Aunque suena distante el concepto de Primera Guerra Mundial al de Segunda Guerra Mundial, cualquiera que se esfuerce en entender el contexto social, económico y político de la primera mitad del Siglo XX entenderá que fueron una sola gran guerra. Los hechos que inspiraron a la primera y, sobre todo, la desproporcionada inequidad en la manera de saldar cuentas con sus vencidos, parieron a la segunda. Ambas guerras están unidas por un cada vez más visible cordón umbilical.

A veces los cambios ni siquiera se dan cuando los acontecimientos comprometen décadas enteras de distancia, mucho menos pasando de diciembre a enero. La Colombia del 2019 será la misma del 2020. Para nuestra mala fortuna, una nación atada a viejos desbalances.

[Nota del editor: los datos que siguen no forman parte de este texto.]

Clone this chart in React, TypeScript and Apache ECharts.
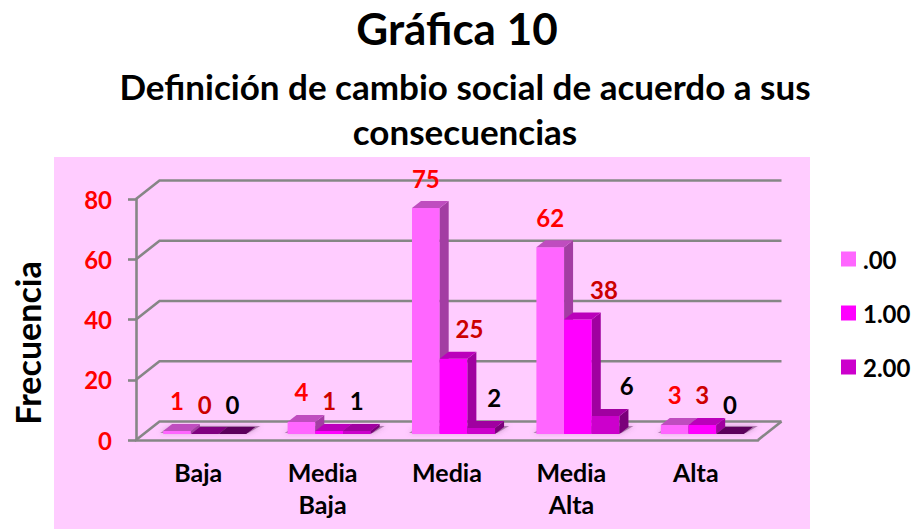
import React, { useEffect, useRef } from "react";
import * as echarts from "echarts";

const CATEGORIES = ["Baja", "Media\nBaja", "Media", "Media\nAlta", "Alta"];
const SERIES_NAMES = [".00", "1.00", "2.00"];
const VALUES_00 = [1, 4, 75, 62, 3];
const VALUES_10 = [0, 1, 25, 38, 3];
const VALUES_20 = [0, 1, 2, 6, 0];
const Y_TICKS = [0, 20, 40, 60, 80];

const FONT = "Lato, Carlito, sans-serif";
const GRAY = "#868686";
const LINE_W = 2.6;
const DEPTH_X = 23.5;
const DEPTH_Y = 18.5;
const BAR_FRACTION = 0.2226;
const BASE_LIFT = 6;
const GROUP_START = -0.2814; // group's left edge relative to band centre, in band widths
const BAR_DX = 9;
const BAR_DY = 7;

const LOOK = [
  { front: "#ff66ff", top: "#bf4dbf", side: "#a33da3", flat: "#bf4dbf", label: "#ff0000" },
  { front: "#ff00ff", top: "#bb00bb", side: "#a000a0", flat: "#800080", label: "#cc0000" },
  { front: "#cc00cc", top: "#a000a0", side: "#7a007a", flat: "#5c005c", label: "#000000" },
];
// labels that sit to the right of their bar in the reference, by "series:category"
const LABEL_NUDGE: Record<string, number> = { "1:2": 16, "1:3": 26, "2:2": 13, "2:3": 21 };

function barRenderer(s: number) {
  return (params: any, api: any) => {
    const cat = api.value(0);
    const val = api.value(1);
    const band = api.size([1, 0])[0];
    const w = band * BAR_FRACTION;
    const [cx, yTop0] = api.coord([cat, val]);
    const base = api.coord([cat, 0])[1] - BASE_LIFT;
    const top = yTop0 - BASE_LIFT;
    const x0 = cx + band * GROUP_START + s * w;
    const x1 = x0 + w;
    const look = LOOK[s];
    const children: any[] = [];
    if (val > 0) {
      children.push({
        type: "polygon",
        shape: { points: [[x0, base], [x1, base], [x1, top], [x0, top]] },
        style: { fill: look.front },
      });
      children.push({
        type: "polygon",
        shape: { points: [[x1, base], [x1 + BAR_DX, base - BAR_DY], [x1 + BAR_DX, top - BAR_DY], [x1, top]] },
        style: { fill: look.side },
      });
    }
    children.push({
      type: "polygon",
      shape: { points: [[x0, top], [x1, top], [x1 + BAR_DX, top - BAR_DY], [x0 + BAR_DX, top - BAR_DY]] },
      style: { fill: val > 0 ? look.top : look.flat },
    });
    children.push({
      type: "text",
      z2: 50,
      style: {
        x: x0 + w / 2 + (LABEL_NUDGE[`${s}:${cat}`] || 0),
        y: top - 30,
        text: String(val),
        fill: look.label,
        font: `bold 24px ${FONT}`,
        align: "center",
        verticalAlign: "middle",
      },
    });
    return { type: "group", children };
  };
}

function shadowRenderer(params: any, api: any) {
  const cat = api.value(0);
  const band = api.size([1, 0])[0];
  const [cx, y0] = api.coord([cat, 0]);
  const base = y0 - BASE_LIFT;
  const x0 = cx + band * GROUP_START;
  const x1 = x0 + band * BAR_FRACTION * 3;
  return {
    type: "polygon",
    shape: { points: [[x0 - 3, base - 1], [x1 + 2, base - 1], [x1 + 14, base - 8], [x0 + 8, base - 8]] },
    style: { fill: "rgba(120,70,120,0.55)", shadowBlur: 5, shadowColor: "rgba(120,70,120,0.7)" },
  };
}

function frameRenderer(params: any, api: any) {
  const v = api.value(1);
  const band = api.size([1, 0])[0];
  const [cx, y] = api.coord([0, v]);
  const left = cx - band / 2;
  const right = left + band * CATEGORIES.length;
  const children: any[] = [
    {
      type: "polyline",
      shape: { points: [[left, y], [left + DEPTH_X, y - DEPTH_Y], [right + DEPTH_X, y - DEPTH_Y]] },
      style: { stroke: GRAY, lineWidth: LINE_W, fill: "none" },
    },
  ];
  if (v === 0) {
    children.push({
      type: "line",
      shape: { x1: right, y1: y, x2: right + DEPTH_X, y2: y - DEPTH_Y },
      style: { stroke: GRAY, lineWidth: LINE_W },
    });
  }
  return { type: "group", children };
}

export default function App() {
  const ref = useRef<HTMLDivElement>(null);
  useEffect(() => {
    const chart = echarts.init(ref.current!, null, { renderer: "svg" });
    const allValues = [VALUES_00, VALUES_10, VALUES_20];
    chart.setOption({
      animation: false,
      backgroundColor: "#ffffff",
      title: [
        {
          text: "Gráfica 10",
          left: 452,
          top: 1,
          textAlign: "center",
          textStyle: { fontFamily: FONT, fontWeight: "bold", fontSize: 44, color: "#000" },
        },
        {
          text: "Definición de cambio social de acuerdo a sus\nconsecuencias",
          left: 460,
          top: 58,
          textAlign: "center",
          textStyle: { fontFamily: FONT, fontWeight: "bold", fontSize: 35, lineHeight: 45, color: "#000" },
        },
      ],
      graphic: [
        {
          type: "rect",
          z: -10,
          shape: { x: 54, y: 157, width: 756, height: 372 },
          style: { fill: "#ffccff" },
        },
        {
          type: "text",
          x: 27,
          y: 343,
          rotation: Math.PI / 2,
          style: {
            text: "Frecuencia",
            font: `bold 34px ${FONT}`,
            fill: "#000",
            align: "center",
            verticalAlign: "middle",
          },
        },
      ],
      legend: {
        show: true,
        orient: "vertical",
        left: 841,
        top: 247,
        padding: 0,
        itemWidth: 15,
        itemHeight: 15,
        itemGap: 30,
        icon: "rect",
        data: SERIES_NAMES,
        textStyle: { fontFamily: FONT, fontWeight: "bold", fontSize: 24, color: "#000", padding: [0, 0, 0, 2] },
        selectedMode: false,
      },
      grid: { left: 136, width: 622, top: 199, height: 241 },
      xAxis: {
        type: "category",
        data: CATEGORIES,
        axisLine: { show: true, lineStyle: { color: GRAY, width: LINE_W } },
        axisTick: { show: false },
        axisLabel: {
          interval: 0,
          margin: 16,
          fontFamily: FONT,
          fontWeight: "bold",
          fontSize: 25,
          lineHeight: 32,
          color: "#000",
        },
      },
      yAxis: {
        type: "value",
        min: 0,
        max: 80,
        interval: 20,
        splitLine: { show: false },
        axisLine: { show: true, lineStyle: { color: GRAY, width: LINE_W } },
        axisTick: { show: true, length: 8, lineStyle: { color: GRAY, width: LINE_W } },
        axisLabel: {
          margin: 24,
          fontFamily: FONT,
          fontWeight: "bold",
          fontSize: 24,
          color: "#ff0000",
        },
      },
      series: [
        {
          type: "custom",
          name: "frame",
          z: 1,
          data: Y_TICKS.map((v) => [0, v]),
          encode: { x: 0, y: 1 },
          renderItem: frameRenderer,
          silent: true,
        },
        {
          type: "custom",
          name: "shadow",
          z: 2,
          data: CATEGORIES.map((_, i) => [i, 0]),
          encode: { x: 0, y: 1 },
          renderItem: shadowRenderer,
          silent: true,
        },
        ...SERIES_NAMES.map((name, s) => ({
          type: "custom",
          name,
          z: 3 + s,
          itemStyle: { color: LOOK[s].front },
          data: allValues[s].map((v, i) => [i, v]),
          encode: { x: 0, y: 1 },
          renderItem: barRenderer(s),
        })),
      ],
    });
    return () => chart.dispose();
  }, []);
  return (
    <div
      ref={ref}
      style={{ position: "absolute", left: 0, top: 0, width: 913, height: 529 }}
    />
  );
}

Pensar en cómo sería el presente si las cosas hubieran sido diferentes años atrás es un ejercicio inútil, excepto en los libros y en el cine, donde las buenas distopías son irresistibles.

No se trata de ir a extremos temporales como el de pensar qué seríamos si nos hubieran descubierto y sometido europeos diferentes a los españoles, pero sí al menos de plantearnos otras preguntas de tiempos no tan lejanos. ¿Y si los liberales no hubieran traicionado a los campesinos que se armaron para defenderlos lejos de las ciudades? ¿Y si el Frente Nacional hubiera abierto una ventana a la repartición de poderes con sectores políticos fuera de los partidos hegemónicos? O, para plantear las inquietudes en escenarios más cercanos, ¿cómo sería la Colombia del 2019 si hubiéramos encarcelado a los corruptos en cambio de llevar al poder a sus hijos en cada nueva elección?

No viviríamos en el paraíso, pero quizás tendríamos un país del cual disfrutar más y quejarnos menos. En medio de tremendas dificultades, no hace mucho llegamos a lo más que podíamos aspirar: un acuerdo de paz apuntalado en espejismos. Pero un acuerdo de paz, al fin y al cabo. O al fin y al cojo, porque su paso es lento y privado de un compás que podamos seguir todos. Como si en cumplimiento de una especie de maldición ancestral, simplemente no estuviéramos hechos para el progreso.

Pero ahí vamos, a punto de enterrar al 2019 (porque aquí tenemos una pasión por enterrarlo todo), creyéndonos la idea, entre pitos y matracas, de que en el 2020 todo mejorará. Y de que hay que ser optimistas, cuando sabemos que el optimismo no es gratuito; aflora cuando un conjunto de señales indica que las cosas pueden mejorar. Y no es así.

¿Tal vez exageramos? Tal vez tenemos un gobierno fuerte y respetado. Tal vez la protesta social callejera será satisfecha. Tal vez estén a la vuelta mejoras sustanciales en nuestra calidad de vida. Tal vez una nueva generación de gobernantes nos salve de los heraldos del populismo y de los ‘hijos de’. Tal vez los grandes escándalos en que se evapora el dinero de los colombianos sean cosa del ayer. Tal vez los ricos sean menos ricos y los pobres sean menos pobres. Tal vez.

Si cree usted que las cosas van por ese camino, haga caso omiso de esta columna y tenga un muy feliz 2020.